§ What is expected
How many lines in this material include the string "chart"? Answer with the number and nothing further.

§ Supplied data
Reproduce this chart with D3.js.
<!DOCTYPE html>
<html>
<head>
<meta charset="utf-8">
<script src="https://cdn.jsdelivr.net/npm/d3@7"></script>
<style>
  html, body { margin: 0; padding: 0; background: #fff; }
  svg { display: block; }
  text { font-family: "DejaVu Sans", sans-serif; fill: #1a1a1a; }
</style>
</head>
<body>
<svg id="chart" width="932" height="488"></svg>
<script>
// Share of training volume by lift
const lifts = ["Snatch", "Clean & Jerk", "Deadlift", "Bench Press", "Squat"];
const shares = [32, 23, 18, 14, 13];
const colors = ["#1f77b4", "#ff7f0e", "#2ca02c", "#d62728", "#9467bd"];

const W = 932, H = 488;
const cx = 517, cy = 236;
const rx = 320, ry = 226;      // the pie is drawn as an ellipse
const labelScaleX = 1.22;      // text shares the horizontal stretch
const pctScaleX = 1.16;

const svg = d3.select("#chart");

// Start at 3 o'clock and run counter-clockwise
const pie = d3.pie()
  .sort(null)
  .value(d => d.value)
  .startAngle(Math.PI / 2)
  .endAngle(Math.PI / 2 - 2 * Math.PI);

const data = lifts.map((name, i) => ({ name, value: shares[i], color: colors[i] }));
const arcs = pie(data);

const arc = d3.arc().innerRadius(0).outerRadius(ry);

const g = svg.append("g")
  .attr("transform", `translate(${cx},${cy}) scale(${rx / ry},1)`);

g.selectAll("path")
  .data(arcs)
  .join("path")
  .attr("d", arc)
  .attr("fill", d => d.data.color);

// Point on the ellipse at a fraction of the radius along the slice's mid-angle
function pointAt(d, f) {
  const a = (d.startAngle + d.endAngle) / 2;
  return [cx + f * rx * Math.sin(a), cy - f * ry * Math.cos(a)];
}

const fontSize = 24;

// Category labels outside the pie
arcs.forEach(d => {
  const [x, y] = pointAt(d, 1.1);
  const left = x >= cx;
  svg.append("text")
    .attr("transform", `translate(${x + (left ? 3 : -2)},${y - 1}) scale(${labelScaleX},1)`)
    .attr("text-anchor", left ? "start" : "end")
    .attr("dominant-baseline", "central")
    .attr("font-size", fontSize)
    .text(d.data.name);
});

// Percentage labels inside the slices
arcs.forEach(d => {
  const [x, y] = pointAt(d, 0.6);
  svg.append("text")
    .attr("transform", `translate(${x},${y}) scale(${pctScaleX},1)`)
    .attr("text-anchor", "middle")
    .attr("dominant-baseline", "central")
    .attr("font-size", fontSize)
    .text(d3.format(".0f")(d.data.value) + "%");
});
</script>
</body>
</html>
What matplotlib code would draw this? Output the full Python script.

§ Task response
3